As an electrochemistry instrumentation company, Admiral Instruments proudly serves our customers who are among the millions of scientists, engineers, & technicians around the world using potentiostats and battery cyclers to uncover new ways electrochemistry may benefit us all.

To celebrate how electrochemistry has shaped the past, touches our present-day lives, and influences the future, every month Admiral Instruments posts five notable news articles, publications, & trivia somehow related to electrochemistry. Click on each entry to read more from the source article!

Electrochemistry News Items & Facts for November 2023:

  1. In fluorescent lamps, a device known as a "ballast" briefly supplies high voltage to make an arc between two electrodes, and then the ballast reduces the voltage and current applied to make a steady light output.

  2. The transition many all-electric automakers are making from NCA or NMC to LFP Li-ion battery chemistry is enabling the recommendation that the vehicles be charged all the way to 100% SOC as standard, rather than the 80-90% SOC typically recommended for NCA or NMC to prolong battery lifetime.
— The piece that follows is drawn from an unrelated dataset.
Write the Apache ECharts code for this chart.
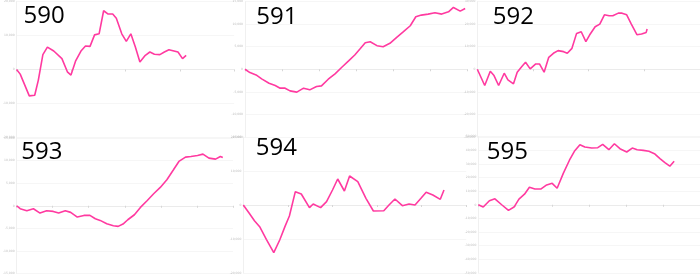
<!DOCTYPE html>
<html><head><meta charset="utf-8">
<script src="https://cdn.jsdelivr.net/npm/echarts@6/dist/echarts.min.js"></script>
<style>html,body{margin:0;padding:0;background:#fff}#c{width:700px;height:275px}</style>
</head><body><div id="c"></div>
<script>
const panelNames = ['590','591','592','593','594','595'];

const days590 = [0,4,14,20,24,29,34,41,50,56,60,65,71,76,81,86,91,96,101,106,110,116,121,126,131,136,142,147,152,158,163,168,178,183,187];
const vals590 = [0,-1360,-7770,-7570,-3110,4370,6600,5440,3200,-680,-1650,2430,5440,6890,6800,10190,10490,17280,16310,16310,15050,10490,8250,10490,6600,2230,4170,5150,4470,4370,5150,5830,5150,3200,4170];

const days591 = [0,8,18,27,39,49,57,65,73,84,95,105,116,124,135,146,157,168,178,186,195,203,214,224,235,246,257,268,277,286,297,308,319,330,338,349,357];
const vals591 = [0,-735,-1250,-2130,-3090,-3600,-4190,-4190,-4780,-5070,-4190,-4560,-3820,-3680,-2210,-1030,440,1840,3160,4410,5880,6100,5220,5000,5740,7060,8310,9630,11620,11990,12210,12500,12210,12720,13680,12870,13460];

const days592 = [0,8,14,18,23,29,33,39,43,48,52,57,63,67,72,77,82,87,93,97,102,107,112,117,121,127,132,137,142,146,152,156,161,166,172,177,182,183];
const vals592 = [0,-7200,-880,-2790,-7200,-1760,-4710,-6470,-1320,1180,3090,150,2350,2350,-1320,5290,7060,8240,7790,7060,9260,15880,16620,12210,15150,18820,20000,24120,23680,23680,24850,24850,24120,20000,15290,15590,16320,17790];

const days593 = [0,6,17,28,39,50,61,70,81,90,101,112,122,131,139,150,161,169,177,185,196,206,217,228,239,250,261,270,281,290,301,310,320,331,339,343];
const vals593 = [0,-660,-1110,-660,-1620,-1110,-1250,-1620,-1110,-1470,-2510,-2140,-2140,-2880,-3240,-3980,-4420,-4570,-4060,-3100,-1990,-370,1110,2650,4060,5750,7960,9810,10770,10910,11140,11430,10550,10320,10910,10690];

const days594 = [0,8,15,22,31,41,49,56,62,70,78,89,94,104,112,120,127,136,143,154,165,175,189,196,204,214,223,231,239,246,255,265,270];
const vals594 = [0,-2450,-4610,-6370,-10100,-14020,-10290,-6370,-3240,3920,3240,-780,290,-780,980,4410,7650,4120,8530,6860,1960,-1760,-1670,0,1760,-200,290,0,1960,3730,2940,1670,4410];

const days595 = [0,8,18,27,38,49,58,66,75,83,92,102,111,120,128,138,148,156,165,173,184,194,202,212,221,230,241,250,258,268,277,286,295,303,311,318];
const vals595 = [0,-1690,2900,4350,0,-4110,-1690,4110,7730,12800,11590,11590,14490,15700,12080,22950,32610,39130,43960,42270,41550,41790,44200,40340,44690,41060,38650,41550,40340,39860,39130,37440,33820,30920,28260,31880];

const yTicks590 = [-20000,-10000,0,10000,20000];
const yTicks591 = [-15000,-10000,-5000,0,5000,10000,15000];
const yTicks592 = [-30000,-20000,-10000,0,10000,20000,30000];
const yTicks593 = [-15000,-10000,-5000,0,5000,10000,15000];
const yTicks594 = [-20000,-10000,0,10000,20000];
const yTicks595 = [-50000,-40000,-30000,-20000,-10000,0,10000,20000,30000,40000,50000];

const xTicks590 = [0,60,120,180,240];
const xTicks591 = [0,60,120,180,240,300,360];
const xTicks592 = [0,60,120,180,240];
const xTicks593 = [0,60,120,180,240,300,360];
const xTicks594 = [0,60,120,180,240,300];
const xTicks595 = [0,60,120,180,240,300,360];

const panels = [
  {name:panelNames[0], d:days590, v:vals590, yt:yTicks590, xt:xTicks590, g:{left:11.7,top:1.5,width:222.5,height:136}, t:{x:23.5,y:4}},
  {name:panelNames[1], d:days591, v:vals591, yt:yTicks591, xt:xTicks591, g:{left:245,top:1,width:222,height:136}, t:{x:256.3,y:5}},
  {name:panelNames[2], d:days592, v:vals592, yt:yTicks592, xt:xTicks592, g:{left:477.3,top:1,width:222.7,height:136}, t:{x:492.8,y:5}},
  {name:panelNames[3], d:days593, v:vals593, yt:yTicks593, xt:xTicks593, g:{left:11,top:138,width:222,height:136}, t:{x:21.2,y:140.3}},
  {name:panelNames[4], d:days594, v:vals594, yt:yTicks594, xt:xTicks594, g:{left:243.3,top:137,width:223,height:136}, t:{x:255.8,y:136.3}},
  {name:panelNames[5], d:days595, v:vals595, yt:yTicks595, xt:xTicks595, g:{left:478.3,top:136.5,width:221.7,height:136.5}, t:{x:486.8,y:139.7}}
];

const chart = echarts.init(document.getElementById('c'), null, {renderer:'canvas'});
const option = {
  animation:false,
  backgroundColor:'#ffffff',
  grid:[], xAxis:[], yAxis:[], series:[], graphic:[]
};
panels.forEach((p,i)=>{
  option.grid.push(Object.assign({containLabel:false}, p.g));
  option.xAxis.push({
    type:'value', gridIndex:i, min:p.xt[0], max:p.xt[p.xt.length-1],
    interval:p.xt[1]-p.xt[0],
    axisLine:{onZero:true, lineStyle:{color:'#ebebeb', width:1}},
    axisTick:{show:true, length:2, lineStyle:{color:'#d6d6d6'}},
    axisLabel:{show:false}, splitLine:{show:false}
  });
  option.yAxis.push({
    type:'value', gridIndex:i, min:p.yt[0], max:p.yt[p.yt.length-1],
    interval:p.yt[1]-p.yt[0],
    axisLine:{show:true, lineStyle:{color:'#f0f0f0', width:1}},
    axisTick:{show:false},
    axisLabel:{show:true, fontSize:3, color:'#bdbdbd', margin:2, fontFamily:'DejaVu Sans'},
    splitLine:{show:true, lineStyle:{color:'#f6f6f6', width:1}}
  });
  option.series.push({
    type:'line', xAxisIndex:i, yAxisIndex:i,
    data:p.d.map((x,k)=>[x,p.v[k]]),
    showSymbol:false, smooth:false,
    lineStyle:{color:'#ff3aa0', width:1.6}, itemStyle:{color:'#ff3aa0'}
  });
  option.graphic.push({
    type:'text', left:p.t.x, top:p.t.y, z:100,
    style:{text:p.name, fontSize:24, fill:'#000', fontFamily:'Open Sans'}
  });
});
chart.setOption(option);
</script></body></html>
  3. Flying drones with equipment designed to seed clouds with electric charge to promote cloud formation and rainfall are being tested in the United Arab Emirates as an alternative to particle seeding technology for cloud formation.

  4. A new optical switch has been produced that can perform 1 trillion operations per second, which is between 100x to 1000x faster than today's leading commercially-available electronic transistors.

  5. Researchers recently developed an electrodialysis-based "artificial leaf" capturing up to 3.3 millimole/hr of carbon dioxide per 4 cm2 of material, which is 100x better than other systems.